Assignment 3:5 – “That Coyote Is Really A Crazy Clown”

2. Coyote Pedagogy is a term sometimes used to describe King’s writing strategies (Margery Fee and Jane Flick). Discuss your understanding of the role of Coyote in the novel.

“Because Green Grass Running Water is populated with both subtle allusions and overt references to a multitude of characters from popular culture, it is no surprise that students should, at first glance, attempt to understand this Coyote via the attributes of a cartoon character from their childhood viewing of American television (and there is little doubt in my mind that this first impression is one King would like you to think about).” – Paterson, ENGL 470A

There’s something about Coyote that I’d like to relate to Wile E Coyote in a sense that yes, he is a trickster and King seems to present him as the Native version of a God, and Wile E Coyote creates and builds contraptions to capture and control the Roadrunner, but it all has its consequences and downfalls. He can create earthquakes but it caused the dam to burst, his abilities with singing and dancing destroys the structures he created and brings upon terrible rain and storm upon everyone.  Much like Wile E, who has the power to create and put up the traps, still brings forth destruction (mostly to himself). With that much power, I think King is trying to showcase, comes a great responsibility and production of balance. Coyote’s creations has its negative effects, bringing his actions into a circle from good to bad, beginning to end, positive to negative.
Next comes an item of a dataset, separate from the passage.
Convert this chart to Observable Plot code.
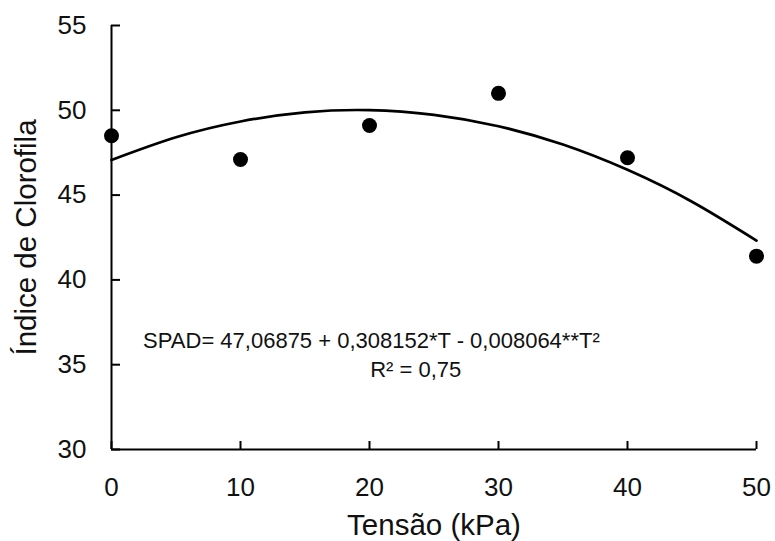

It’s a representation of how the Aboriginals value the symbolism of balance through a circle.

“Circles are part of the natural order of creation – from the water cycle to the seasons to the cycle of birth and death – and as such, the circle signifies transformation and movement. Aboriginal peoples in North America use the circle to illustrate their worldviews using models such as the medicine wheel, which illustrates the human journey through life and explains relationships between various aspects of creation, both seen and unseen. The circle is infinite and continuous. It is a way of understanding and explaining interrelatedness and interconnectedness (see Interconnectedness).”

This underlines King’s writing of the Coyote as the Native God. And his role as a trickster is not necessarily either an entirely good thing or bad thing, but a development of balance of his powers and creation. King also highlights the idea of retelling or updating the stories or mythologies in our world. From Christian to Native beliefs, King incorporates these different creation stories and revamps them a little, show how they can fix our world. The dam is a prime example. Coyote creates the earthquake that tears down the dam. He destroys what he creates. That beginning to end that, again, shows the balance. It shows the importance of balance in our lives. King somehow is able to tell us to break the dams in our lives, let that water flow down freely. And if something bad can come out of the good, then some good can come out of the bad. It’s a cycle, the way of life. It all comes to full circle.

The Coyote is King’s allusion to a mixture of both the Christian God that creates and the Native American God that practices though their unique dancing and singing.

Work Cited:

Paterson, Erika. “Lesson 3.2 Introduction to Green Grass Running Water.” ENGL 470A Canadian Studies Canadian Literary Genres May 2015. UBC Blogs. Web. 16 July 2015.

“Aboriginal Worldviews.” Dragonfly Consulting Services Canada. 2012. Web. 16 July 2015.

Ziccardi, Andrea. “Wile Coyote e Road Runner – Catapulta.” Online video clip. Youtube. 24 May 2011. Web. 16 July 2015.